Studiert hat Kramer an der Universität in Wien, angewandte Sprachwissenschaft. Nach einem Gastsemester in Berlin kehrte sie wieder nach Wien zurück. In ihrer Diplomarbeit hat sich die für Sprache und Minderheiten Sensibilisierte eingehend mit dem Wortfeld Neger beschäftigt. Sie ist dabei der Frage nachgegangen, seit wann und warum die einst nicht verpönte Bezeichnung eine Ehrenbeleidigung darstellt.
Seit zwei Jahren ist die bilinguale Forscherin Mitarbeiterin der Akademie. Was sie heute mit Sicherheit sagen kann: Das österreichische Deutsch ist höflicher. Deutsche im Kaffeehaus rufen schlicht Zahlen! In Wien schiebt man weich den Konjunktiv vor. Man würde gerne die Obrigkeit (in Person des Obers) bitten, einem das zu gewähren, wozu man sowieso verpflichtet ist.

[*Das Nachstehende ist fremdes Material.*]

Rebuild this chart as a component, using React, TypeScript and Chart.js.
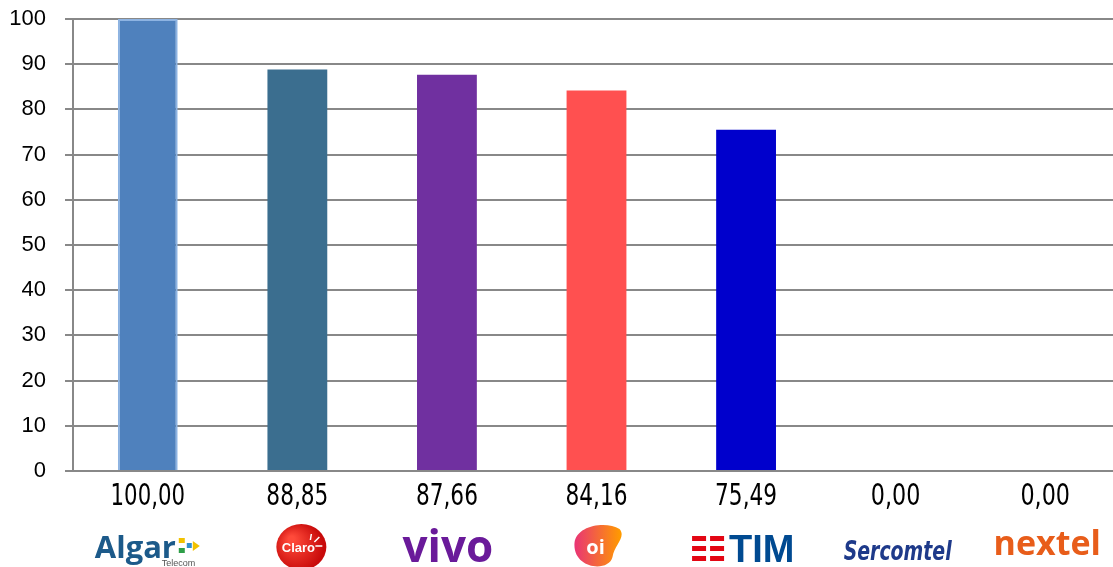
import React, { useEffect, useRef } from "react";
import { Chart, registerables } from "chart.js";

Chart.register(...registerables);

const categories = ["Algar Telecom", "Claro", "Vivo", "Oi", "TIM", "Sercomtel", "Nextel"];
const values = [100, 88.85, 87.66, 84.16, 75.49, 0, 0];
const barColors = ["#4f81bd", "#3b6e8f", "#7030a0", "#ff5050", "#0000cc", "#000000", "#000000"];
const barBorders = ["#8db3e2", "#3b6e8f", "#7030a0", "#ff5050", "#0000cc", "#000000", "#000000"];
const barBorderWidths = [2, 0, 0, 0, 0, 0, 0];
const yTicks = [0, 10, 20, 30, 40, 50, 60, 70, 80, 90, 100];

const fmt = (v: number) => v.toFixed(2).replace(".", ",");

function fitText(ctx: CanvasRenderingContext2D, text: string, cx: number, y: number, width: number) {
  const w = ctx.measureText(text).width;
  const k = Math.min(1, width / w);
  ctx.save();
  ctx.translate(cx, y);
  ctx.scale(k, 1);
  ctx.textAlign = "center";
  ctx.fillText(text, 0, 0);
  ctx.restore();
}

function drawLogo(ctx: CanvasRenderingContext2D, name: string, cx: number, cy: number) {
  ctx.save();
  ctx.textBaseline = "alphabetic";
  ctx.textAlign = "center";
  if (name === "Algar Telecom") {
    ctx.fillStyle = "#1c5a8a";
    ctx.font = "bold 31px 'Open Sans'";
    ctx.textAlign = "left";
    ctx.fillText("Algar", cx - 53, cy + 11);
    const ax = cx + 31;
    ctx.fillStyle = "#f2c200";
    ctx.fillRect(ax, cy - 9, 6, 5);
    ctx.fillStyle = "#2e9e48";
    ctx.fillRect(ax, cy + 1, 6, 5);
    ctx.fillStyle = "#2f8fd0";
    ctx.fillRect(ax + 8, cy - 4, 5, 5);
    ctx.fillStyle = "#f2c200";
    ctx.beginPath();
    ctx.moveTo(ax + 14, cy - 6);
    ctx.lineTo(ax + 21, cy - 1);
    ctx.lineTo(ax + 14, cy + 4);
    ctx.closePath();
    ctx.fill();
    ctx.fillStyle = "#555555";
    ctx.font = "9px 'Liberation Sans'";
    ctx.textAlign = "left";
    ctx.fillText("Telecom", cx + 14, cy + 19);
  } else if (name === "Claro") {
    const g = ctx.createRadialGradient(cx - 6, cy - 8, 3, cx, cy, 26);
    g.addColorStop(0, "#ff4a3a");
    g.addColorStop(1, "#c80a0a");
    ctx.fillStyle = g;
    ctx.beginPath();
    ctx.ellipse(cx + 4, cy, 25, 23, 0, 0, Math.PI * 2);
    ctx.fill();
    ctx.fillStyle = "#ffffff";
    ctx.font = "bold 13px 'Liberation Sans'";
    ctx.fillText("Claro", cx + 1, cy + 5);
    ctx.strokeStyle = "#ffffff";
    ctx.lineWidth = 1.5;
    ctx.beginPath();
    ctx.moveTo(cx + 18, cy - 1);
    ctx.lineTo(cx + 25, cy - 1);
    ctx.moveTo(cx + 17, cy - 5);
    ctx.lineTo(cx + 22, cy - 10);
    ctx.moveTo(cx + 13, cy - 7);
    ctx.lineTo(cx + 14, cy - 13);
    ctx.stroke();
  } else if (name === "Vivo") {
    ctx.fillStyle = "#6a1a9a";
    ctx.font = "bold 44px 'Open Sans'";
    ctx.fillText("vivo", cx + 1, cy + 15);
  } else if (name === "Oi") {
    const g = ctx.createLinearGradient(cx - 24, cy, cx + 24, cy);
    g.addColorStop(0, "#e8307a");
    g.addColorStop(1, "#ff9a00");
    ctx.fillStyle = g;
    ctx.beginPath();
    ctx.moveTo(cx - 22, cy - 4);
    ctx.bezierCurveTo(cx - 20, cy - 22, cx + 10, cy - 26, cx + 23, cy - 18);
    ctx.bezierCurveTo(cx + 30, cy - 10, cx + 18, cy - 2, cx + 16, cy + 10);
    ctx.bezierCurveTo(cx + 12, cy + 26, cx - 24, cy + 22, cx - 22, cy - 4);
    ctx.closePath();
    ctx.fill();
    ctx.fillStyle = "#ffffff";
    ctx.font = "bold 20px 'Open Sans'";
    ctx.fillText("oi", cx - 1, cy + 7);
  } else if (name === "TIM") {
    const sx = cx - 54;
    ctx.fillStyle = "#e30613";
    const rows = [cy - 11, cy - 1, cy + 9];
    rows.forEach((ry) => {
      ctx.fillRect(sx, ry, 14, 5);
      ctx.fillRect(sx + 18, ry, 14, 5);
    });
    ctx.fillStyle = "#004a91";
    ctx.font = "bold 38px 'Liberation Sans'";
    ctx.textAlign = "left";
    ctx.fillText("TIM", sx + 37, cy + 15);
  } else if (name === "Sercomtel") {
    ctx.fillStyle = "#1e3a8a";
    ctx.font = "oblique bold 27px 'DejaVu Sans Condensed', 'DejaVu Sans'";
    fitText(ctx, "Sercomtel", cx + 2, cy + 13, 108);
  } else if (name === "Nextel") {
    ctx.fillStyle = "#e85d1a";
    ctx.font = "bold 34px 'Open Sans'";
    ctx.fillText("nextel", cx + 2, cy + 8);
  }
  ctx.restore();
}

const labelsPlugin = {
  id: "bottomLabels",
  afterDraw(chart: any) {
    const ctx = chart.ctx as CanvasRenderingContext2D;
    const xs = chart.scales.x;
    ctx.save();
    categories.forEach((name, i) => {
      const cx = xs.getPixelForValue(i);
      ctx.fillStyle = "#000000";
      ctx.font = "30px 'DejaVu Sans Condensed', 'DejaVu Sans', sans-serif";
      ctx.textBaseline = "middle";
      const t = fmt(values[i]);
      fitText(ctx, t, cx, 497, t.length * 12.4);
      drawLogo(ctx, name, cx, 547);
    });
    ctx.restore();
  },
};

export default function App() {
  const ref = useRef<HTMLCanvasElement>(null);
  useEffect(() => {
    if (!ref.current) return;
    const chart = new Chart(ref.current, {
      type: "bar",
      data: {
        labels: categories,
        datasets: [
          {
            data: values,
            backgroundColor: barColors,
            borderColor: barBorders,
            borderWidth: barBorderWidths,
            barPercentage: 0.4,
            categoryPercentage: 1,
          },
        ],
      },
      options: {
        animation: false,
        responsive: false,
        maintainAspectRatio: false,
        layout: { padding: { top: 19, bottom: 96, left: 0, right: 0 } },
        plugins: { legend: { display: false }, tooltip: { enabled: false } },
        scales: {
          x: {
            ticks: { display: false },
            grid: { display: false, drawTicks: false },
            border: { display: false },
          },
          y: {
            min: 0,
            max: 100,
            afterFit: (s: any) => {
              s.width = 73;
              s.paddingTop = 0;
              s.paddingBottom = 0;
            },
            afterBuildTicks: (s: any) => {
              s.ticks = yTicks.map((v) => ({ value: v }));
            },
            ticks: {
              color: "#000000",
              font: { family: "'Liberation Sans', Arial, sans-serif", size: 22 },
              padding: 19,
            },
            grid: { color: "#888888", lineWidth: 2, tickLength: 8, drawTicks: true },
            border: { display: true, color: "#888888", width: 2 },
          },
        },
      },
      plugins: [labelsPlugin],
    });
    return () => chart.destroy();
  }, []);
  return (
    <div style={{ position: "fixed", left: 0, top: 0, width: 1113, height: 567, overflow: "hidden", background: "#ffffff" }}>
      <canvas ref={ref} width={1120} height={567} style={{ display: "block" }} />
    </div>
  );
}
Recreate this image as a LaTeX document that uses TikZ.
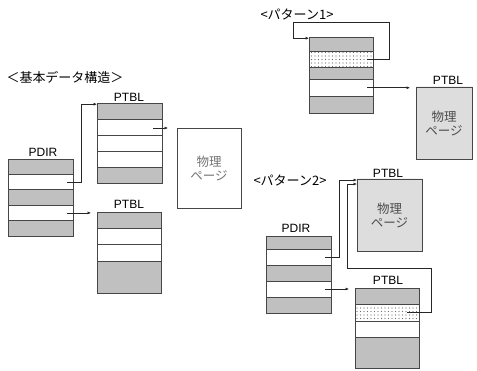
\documentclass[tikz,border=0pt]{standalone}
\usepackage{fontspec}
\setmainfont{Liberation Sans}
\newfontfamily\jp{Noto Sans CJK JP}
\usetikzlibrary{arrows.meta,patterns.meta}
\definecolor{rowgray}{RGB}{192,192,192}
\definecolor{edgec}{RGB}{70,70,70}
\tikzset{
  cell/.style={draw=edgec, line width=0.8pt, inner sep=0pt, outer sep=0pt, anchor=north west},
  grayrow/.style={cell, fill=rowgray},
  whiterow/.style={cell, fill=white},
  dotrow/.style={cell, preaction={fill=white}, pattern={Dots[distance=3.5pt,radius=0.55pt]}, pattern color=gray!85!black},
  plainpage/.style={cell, fill=white, text=black!55, align=center, font=\jp\fontsize{12.5}{14}\selectfont},
  densepage/.style={cell, preaction={fill=gray!18}, pattern={Dots[distance=2pt,radius=0.45pt]}, pattern color=gray!85!black, text=black!70, align=center, font=\jp\fontsize{12.5}{14}\selectfont},
  lbl/.style={font=\fontsize{12}{12}\selectfont, inner sep=0pt},
  ttl/.style={font=\jp\fontsize{13}{13}\selectfont, inner sep=0pt},
  arr/.style={draw=black!85, line width=0.6pt, -{Latex[length=3.5pt,width=3pt]}},
}
\begin{document}
\begin{tikzpicture}[x=1pt,y=-1pt]
\useasboundingbox (0,0) rectangle (477,371);
\fill[white] (0,0) rectangle (477,371);

% ---------- basic structure ----------
\node[ttl] (t0) at (65,77) {＜基本データ構造＞};
\node[lbl] (lpdir) at (43,152) {PDIR};
\node[grayrow,  minimum width=65pt, minimum height=15.4pt] (ld1) at (8,159) {};
\node[whiterow, minimum width=65pt, minimum height=15.4pt] (ld2) at (8,174.4) {};
\node[grayrow,  minimum width=65pt, minimum height=15.4pt] (ld3) at (8,189.8) {};
\node[whiterow, minimum width=65pt, minimum height=15.4pt] (ld4) at (8,205.2) {};
\node[grayrow,  minimum width=65pt, minimum height=15.4pt] (ld5) at (8,220.6) {};

\node[lbl] (lptbl1) at (129,97) {PTBL};
\node[grayrow,  minimum width=65pt, minimum height=16pt] (lt1a) at (97,103) {};
\node[whiterow, minimum width=65pt, minimum height=16pt] (lt1b) at (97,119) {};
\node[whiterow, minimum width=65pt, minimum height=16pt] (lt1c) at (97,135) {};
\node[whiterow, minimum width=65pt, minimum height=16pt] (lt1d) at (97,151) {};
\node[grayrow,  minimum width=65pt, minimum height=16pt] (lt1e) at (97,167) {};

\node[lbl] (lptbl2) at (129,204) {PTBL};
\node[grayrow,  minimum width=64pt, minimum height=16pt] (lt2a) at (97,212) {};
\node[whiterow, minimum width=64pt, minimum height=16pt] (lt2b) at (97,228) {};
\node[whiterow, minimum width=64pt, minimum height=17pt] (lt2c) at (97,244) {};
\node[grayrow,  minimum width=64pt, minimum height=32pt] (lt2d) at (97,261) {};

\node[plainpage, minimum width=64pt, minimum height=80pt] (lphys) at (177,128) {物理\\ページ};

\draw[arr] ([xshift=-6pt]ld2.east) -- ++(14pt,0) |- ([yshift=-1.2pt]lt1a.north west);
\draw[arr] ([xshift=-6pt]ld4.east) -- ([xshift=-6pt]ld4.east -| lt2a.west);
\draw[arr] ([xshift=-9pt,yshift=-1pt]lt1b.east) -- ([xshift=-9pt,yshift=-1pt]lt1b.east -| lphys.west);

% ---------- pattern 1 ----------
\node[ttl] (t1) at (297,14) {<パターン1>};
\node[grayrow,  minimum width=64pt, minimum height=14.5pt] (p1a) at (309,37) {};
\node[dotrow,   minimum width=64pt, minimum height=15.5pt] (p1b) at (309,51.5) {};
\node[grayrow,  minimum width=64pt, minimum height=12.5pt] (p1c) at (309,67) {};
\node[whiterow, minimum width=64pt, minimum height=16.5pt] (p1d) at (309,79.5) {};
\node[grayrow,  minimum width=64pt, minimum height=17pt] (p1e) at (309,96) {};

\node[lbl] (p1lbl) at (448,80) {PTBL};
\node[densepage, minimum width=56pt, minimum height=72pt] (p1phys) at (416,87) {物理\\ページ};

\coordinate (p1R) at (389,22);
\coordinate (p1L) at (293,22);
\draw[arr] ([xshift=-6pt]p1b.east) -| (p1R) -- (p1L) |- ([yshift=-1.2pt]p1a.north west);
\draw[arr] ([xshift=-6pt]p1d.east) -- ([xshift=-6pt]p1d.east -| p1phys.west);

% ---------- pattern 2 ----------
\node[ttl] (t2) at (290,180) {<パターン2>};
\node[lbl] (p2pdir) at (296,228) {PDIR};
\node[grayrow,  minimum width=65pt, minimum height=13pt] (p2d1) at (266,236) {};
\node[whiterow, minimum width=65pt, minimum height=16pt] (p2d2) at (266,249) {};
\node[grayrow,  minimum width=65pt, minimum height=16pt] (p2d3) at (266,265) {};
\node[whiterow, minimum width=65pt, minimum height=16pt] (p2d4) at (266,281) {};
\node[grayrow,  minimum width=65pt, minimum height=16pt] (p2d5) at (266,297) {};

\node[lbl] (p2lbl1) at (388,173) {PTBL};
\node[densepage, minimum width=65pt, minimum height=72pt] (p2phys) at (357,179) {物理\\ページ};

\node[lbl] (p2lbl2) at (388,280) {PTBL};
\node[grayrow,  minimum width=64pt, minimum height=16.5pt] (p2ta) at (355,288) {};
\node[dotrow,   minimum width=64pt, minimum height=16.5pt] (p2tb) at (355,304.5) {};
\node[whiterow, minimum width=64pt, minimum height=16pt] (p2tc) at (355,321) {};
\node[grayrow,  minimum width=64pt, minimum height=31pt] (p2td) at (355,337) {};

\coordinate (p2R) at (431,268);
\coordinate (p2L) at (347,268);
\draw[arr] ([xshift=-6pt]p2d2.east) -- ++(14pt,0) |- ([yshift=-1pt]p2phys.north west);
\draw[arr] ([xshift=-12pt]p2tb.east) -| (p2R) -- (p2L) |- ([yshift=-5pt]p2phys.north west);
\draw[arr] ([xshift=-6pt]p2d4.east) -- ([xshift=-6pt]p2d4.east -| p2ta.west);
\end{tikzpicture}
\end{document}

Schwer tun sich Deutsche auch mit den Ausformungen des dialektalen Austro-Konjunktivs: Ich täte gerne zahlen, tat gern zahlen, tatat gern zahlen. Kramer trocken: Da wirds dann kompliziert.
Typisch für das in Wien gebräuchliche Deutsch sei auch das ständige Codeswitchen zwischen Standard-, Umgangssprache und Dialekt. Die Abgrenzung zwischen den Varianten sei in ihrer Mutter- viel strenger als in ihrer Vatersprache. Weiß Kramer. Auffallend: Selbst österreichische Volksvertreter surfen bei Interviews legerer hin und her als deutsche Unterliga-Kicker.
Wichtig ist der Sprachforscherin auch der Hinweis, dass es keine einheitlichen Sprachräume gibt, weder für österreichisches noch für deutsches Deutsch: Die Grenzen sind fließend. Manch Münchener fühlt sich in Wien besser verstanden als von seinen Landsleuten nördlich des Weißwurst-Äquators.
Gerne erzählt Ulrike Kramer vom bunten Sprachengemisch in ihrer Familie: Jeder spricht seine eigene Sprache, und alle verstehen sich bestens. Regionale Eigenheiten würden nicht als Problem, sondern als Bereicherung gewertet. Auch die Austriazismen wären so gesehen schützenswert, sagt die Linguistin. Spricht es, und fährt danach vom Ostbahnhof mit dem Pendler hoam ins Burgenland.